Mas surgem os primeiros problemas... O poço de elevadores, perigo para as crianças, precisa ser interditado... Pessoas que não são verdadeiramente carentes se infiltraram na ocupação... Muitos não estão cumprindo suas obrigações... O subsolo está inundado pelo esgoto e à noite não se pode dormir com a quantidade de mosquitos. Mas o pior problema para eles é o preconceito de ser um Sem Teto.


Aqui, a história se divide e passa a acompanhar o dia a dia de alguns personagens principais: o advogado do movimento que não poupa palavras para distribuir disposição e persistência ao grupo para continuar encarando os desafios; a empregada doméstica que luta para deixar de dar todo seu salário para pagar o aluguel e poder viver dignamente com seu filho de 11 anos; uma das líderes do movimento, mulher de fibra, que traz nos olhos a dor e a força para gerir esta micro-cidade, na sua rotina como uma verdadeira prefeita; a aposentada de fibra que toma conta da cozinha e não pode desistir, pois não tem para aonde ir.

O tempo passa, alguns problemas continuam, outros surgem, mas o velho Tobias já dá ares de renovado. Agora, há uma portaria, onde cada morador se identifica na entrada.
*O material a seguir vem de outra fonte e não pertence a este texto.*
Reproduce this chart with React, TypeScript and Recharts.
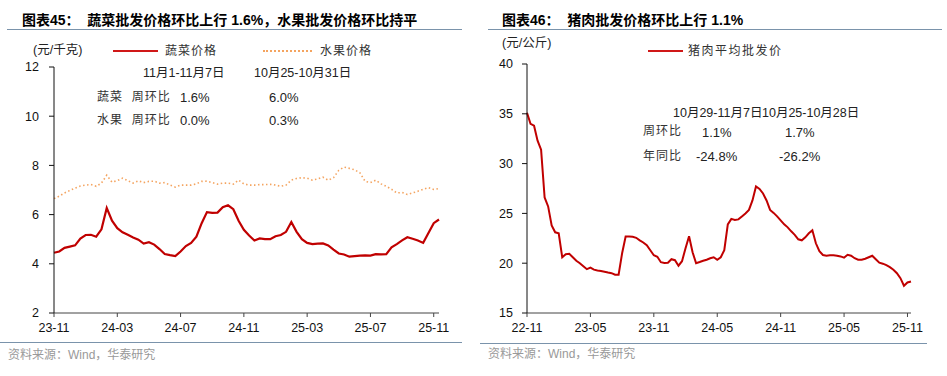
import React from "react";
import { LineChart, Line, XAxis, YAxis } from "recharts";

// 图表45: 蔬菜 / 水果 批发价格 (元/千克), one point every ~10 days from 23-11
const vegTicks = [0, 4, 8, 12, 16, 20, 24];
const vegTickLabels = ["23-11", "24-03", "24-07", "24-11", "25-03", "25-07", "25-11"];
const vegPrice = [
  4.45, 4.5, 4.65, 4.7, 4.75, 5.03, 5.17, 5.18, 5.1, 5.4,
  6.27, 5.75, 5.45, 5.28, 5.18, 5.07, 4.98, 4.82, 4.88, 4.78,
  4.6, 4.4, 4.35, 4.31, 4.5, 4.72, 4.85, 5.1, 5.65, 6.1,
  6.07, 6.08, 6.3, 6.38, 6.22, 5.75, 5.38, 5.15, 4.95, 5.03,
  5.0, 5.0, 5.12, 5.17, 5.3, 5.7, 5.3, 5.0, 4.85, 4.8,
  4.82, 4.83, 4.75, 4.58, 4.42, 4.38, 4.29, 4.31, 4.33, 4.34,
  4.33, 4.39, 4.38, 4.39, 4.67, 4.8, 4.95, 5.08, 5.02, 4.95,
  4.85, 5.25, 5.65, 5.8,
];
const fruitPrice = [
  6.65, 6.75, 6.88, 6.98, 7.08, 7.16, 7.2, 7.22, 7.15, 7.28,
  7.6, 7.32, 7.38, 7.48, 7.38, 7.28, 7.37, 7.3, 7.35, 7.36,
  7.28, 7.3, 7.2, 7.12, 7.2, 7.2, 7.2, 7.25, 7.35, 7.36,
  7.3, 7.24, 7.28, 7.28, 7.24, 7.4, 7.25, 7.2, 7.2, 7.22,
  7.22, 7.23, 7.2, 7.15, 7.2, 7.4, 7.47, 7.5, 7.48, 7.4,
  7.45, 7.52, 7.4, 7.5, 7.8, 7.93, 7.88, 7.82, 7.7, 7.35,
  7.3, 7.4, 7.25, 7.15, 7.03, 6.88, 6.9, 6.82, 6.88, 6.95,
  7.03, 7.1, 7.02, 7.06,
];

// 图表46: 猪肉平均批发价 (元/公斤), from 22-11
const porkTicks = [0, 6, 12, 18, 24, 30, 36];
const porkTickLabels = ["22-11", "23-05", "23-11", "24-05", "24-11", "25-05", "25-11"];
const porkPrice = [
  35.1, 34.0, 33.8, 32.3, 31.4, 26.6, 25.7, 23.8, 23.1, 23.0,
  20.6, 20.9, 20.95, 20.6, 20.25, 20.0, 19.7, 19.4, 19.55, 19.35,
  19.27, 19.22, 19.15, 19.07, 19.0, 18.84, 18.84, 21.0, 22.68, 22.68,
  22.65, 22.55, 22.3, 22.08, 21.8, 21.3, 20.8, 20.65, 20.1, 20.03,
  20.05, 20.4, 20.3, 19.75, 20.2, 21.5, 22.7, 21.1, 20.0, 20.12,
  20.25, 20.35, 20.5, 20.6, 20.35, 20.6, 21.3, 23.9, 24.45, 24.35,
  24.4, 24.7, 25.0, 25.35, 26.3, 27.7, 27.45, 27.0, 26.3, 25.35,
  25.05, 24.7, 24.3, 23.9, 23.6, 23.2, 22.85, 22.4, 22.3, 22.6,
  23.0, 23.3, 22.0, 21.2, 20.82, 20.75, 20.8, 20.8, 20.75, 20.68,
  20.55, 20.85, 20.75, 20.5, 20.35, 20.35, 20.45, 20.6, 20.75, 20.4,
  20.05, 19.95, 19.8, 19.6, 19.34, 19.0, 18.5, 17.74, 18.07, 18.17,
];

const RED = "#C00000";
const ORANGE = "#F4A460";
const RULE = "#7A93AB";
const FONT = "'Liberation Sans', Arial, 'Noto Sans CJK SC', sans-serif";
const CJK = "'Liberation Sans', Arial, 'Noto Sans CJK SC', sans-serif";

const vegData = vegPrice.map((v, i) => ({ t: i / 3, veg: v, fruit: fruitPrice[i] }));
const porkData = porkPrice.map((v, i) => ({ t: i / 3, pork: v }));

function Txt({ x, y, size = 12.5, color = "#222", weight = 400, spacing = 0, children }: any) {
  return (
    <div
      style={{
        position: "absolute",
        left: x,
        top: y,
        transform: "translateY(-50%)",
        fontSize: size,
        lineHeight: 1,
        color,
        fontWeight: weight,
        fontFamily: CJK,
        letterSpacing: spacing,
        whiteSpace: "nowrap",
      }}
    >
      {children}
    </div>
  );
}

function Rule({ x1, x2, y }: { x1: number; x2: number; y: number }) {
  return (
    <div style={{ position: "absolute", left: x1, top: y, width: x2 - x1, height: 1, background: RULE }} />
  );
}

const tickStyle = { fontSize: 12.5, fill: "#111", fontFamily: FONT };

export default function App() {
  return (
    <div style={{ position: "absolute", left: 0, top: 0, width: 947, height: 376, background: "#fff", overflow: "hidden" }}>
      {/* left panel */}
      <Txt x={22} y={20} size={14} weight={700} color="#000">图表45：&nbsp;&nbsp;蔬菜批发价格环比上行 1.6%，水果批发价格环比持平</Txt>
      <Rule x1={7} x2={462} y={29} />
      <div style={{ position: "absolute", left: 0, top: 0 }}>
        <LineChart width={470} height={376} data={vegData} margin={{ top: 67, right: 31, bottom: 33, left: 10 }}>
          <XAxis
            type="number"
            dataKey="t"
            domain={[0, 73 / 3]}
            ticks={vegTicks}
            tickFormatter={(v: number) => vegTickLabels[vegTicks.indexOf(v)]}
            tick={tickStyle}
            tickSize={4}
            tickMargin={6}
            height={30}
            stroke="#444"
            interval={0}
          />
          <YAxis
            domain={[2, 12]}
            ticks={[2, 4, 6, 8, 10, 12]}
            tick={tickStyle}
            tickSize={5}
            tickMargin={10}
            width={44}
            stroke="#111"
            interval={0}
          />
          <Line type="linear" dataKey="fruit" stroke={ORANGE} strokeWidth={1.6} strokeDasharray="1.5 2.5" dot={false} isAnimationActive={false} />
          <Line type="linear" dataKey="veg" stroke={RED} strokeWidth={2.2} dot={false} isAnimationActive={false} />
        </LineChart>
      </div>
      <Txt x={33} y={50}>(元/千克)</Txt>
      <div style={{ position: "absolute", left: 113, top: 50, width: 45, height: 2, background: "#D01818" }} />
      <Txt x={165} y={51} size={12} spacing={1} color="#333">蔬菜价格</Txt>
      <div style={{ position: "absolute", left: 263, top: 50, width: 49, height: 0, borderTop: `2px dotted ${ORANGE}` }} />
      <Txt x={320} y={51} size={12} spacing={1} color="#333">水果价格</Txt>

      <Txt x={143} y={73}>11月1-11月7日</Txt>
      <Txt x={254} y={73}>10月25-10月31日</Txt>
      <Txt x={97} y={97} size={12} spacing={1} color="#333">蔬菜&nbsp;&nbsp;周环比</Txt>
      <Txt x={180} y={97} size={13}>1.6%</Txt>
      <Txt x={269} y={97} size={13}>6.0%</Txt>
      <Txt x={97} y={120} size={12} spacing={1} color="#333">水果&nbsp;&nbsp;周环比</Txt>
      <Txt x={180} y={120} size={13}>0.0%</Txt>
      <Txt x={269} y={120} size={13}>0.3%</Txt>

      <Rule x1={0} x2={462} y={342} />
      <Txt x={8} y={355} size={12} color="#999">资料来源：Wind，华泰研究</Txt>

      {/* right panel */}
      <Txt x={502} y={20} size={14} weight={700} color="#000">图表46：&nbsp;&nbsp;猪肉批发价格环比上行 1.1%</Txt>
      <Rule x1={488} x2={942} y={29} />
      <div style={{ position: "absolute", left: 470, top: 0 }}>
        <LineChart width={477} height={376} data={porkData} margin={{ top: 64, right: 36, bottom: 33, left: 10 }}>
          <XAxis
            type="number"
            dataKey="t"
            domain={[0, 109 / 3]}
            ticks={porkTicks}
            tickFormatter={(v: number) => porkTickLabels[porkTicks.indexOf(v)]}
            tick={tickStyle}
            tickSize={4}
            tickMargin={6}
            height={30}
            stroke="#444"
            interval={0}
          />
          <YAxis
            domain={[15, 40]}
            ticks={[15, 20, 25, 30, 35, 40]}
            tick={tickStyle}
            tickSize={5}
            tickMargin={9}
            width={47}
            stroke="#111"
            interval={0}
          />
          <Line type="linear" dataKey="pork" stroke={RED} strokeWidth={2} dot={false} isAnimationActive={false} />
        </LineChart>
      </div>
      <Txt x={502} y={43}>(元/公斤)</Txt>
      <div style={{ position: "absolute", left: 648, top: 50, width: 35, height: 2, background: "#D01818" }} />
      <Txt x={688} y={51} size={12} spacing={1.5} color="#333">猪肉平均批发价</Txt>

      <Txt x={673} y={113}>10月29-11月7日</Txt>
      <Txt x={762} y={113}>10月25-10月28日</Txt>
      <Txt x={643} y={131} size={12} spacing={1} color="#333">周环比</Txt>
      <Txt x={702} y={132} size={13}>1.1%</Txt>
      <Txt x={785} y={132} size={13}>1.7%</Txt>
      <Txt x={643} y={156} size={12} spacing={1} color="#333">年同比</Txt>
      <Txt x={696} y={156} size={13}>-24.8%</Txt>
      <Txt x={779} y={156} size={13}>-26.2%</Txt>

      <Rule x1={480} x2={927} y={343} />
      <Txt x={488} y={354} size={12} color="#999">资料来源：Wind，华泰研究</Txt>
    </div>
  );
}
Cada andar tem um coordenador, já existe biblioteca, organização de eventos... Os resultados começam a aparecer. Porém, nas assembléias regulares nenhuma evolução nas negociações com o dono do prédio e com a prefeitura é noticiada. A esperança começa a querer mudar de endereço.

Chega o Natal... Mariá organiza uma ceia com as famílias. Todos se preparam, põe sua melhor roupa, a comida é arrecada e os presentes são invisíveis, só se vêm nos olhos de cada um. Pela primeira vez na vida, Rosania vai poder armar a árvore de natal com seu filho. Ela agradece a Deus por ter uma janela. O espírito natalino “invade a ocupação” e renova a fé deste povo para a luta que ainda não acabou.

A partir deste ponto, os espectadores são levados a se infiltrar no Movimento do Sem teto e fazerem parte de uma nova ocupação de outro prédio abandonado do centro-velho paulistano. As únicas imagens feitas desta ação mostram, passo a passo, como integrantes desta grande comunidade – na sua maioria composta por mulheres, principalmente, na liderança – se transformam em “guerrilheiros” pacíficos, que não medem esforços para arrebentar o portão e ocupar mais este edifício vazio, que pode se tornar um lar para outros tantos excluídos e continuar alimentando o sonho por igualdade. Utopia pra quem? Pra você? Pra mim? Pra eles é a única alternativa! Enquanto isso, personalidades, especialistas e responsáveis pela situação sócio-política da moradia na cidade de São Paulo dão suas versões desta questão séria, grave e, principalmente, real.

Quem são estas pessoas? Criminosos ou vítimas? Os donos destes prédios são vítimas ou especuladores? Os governos estão sendo agredidos ou são eles que ceifam vidas quando negam a esta imensa população o direito legítimo de ter onde morar?

Tobias 700 não traz as respostas, mas existe para elas possam ser encontradas.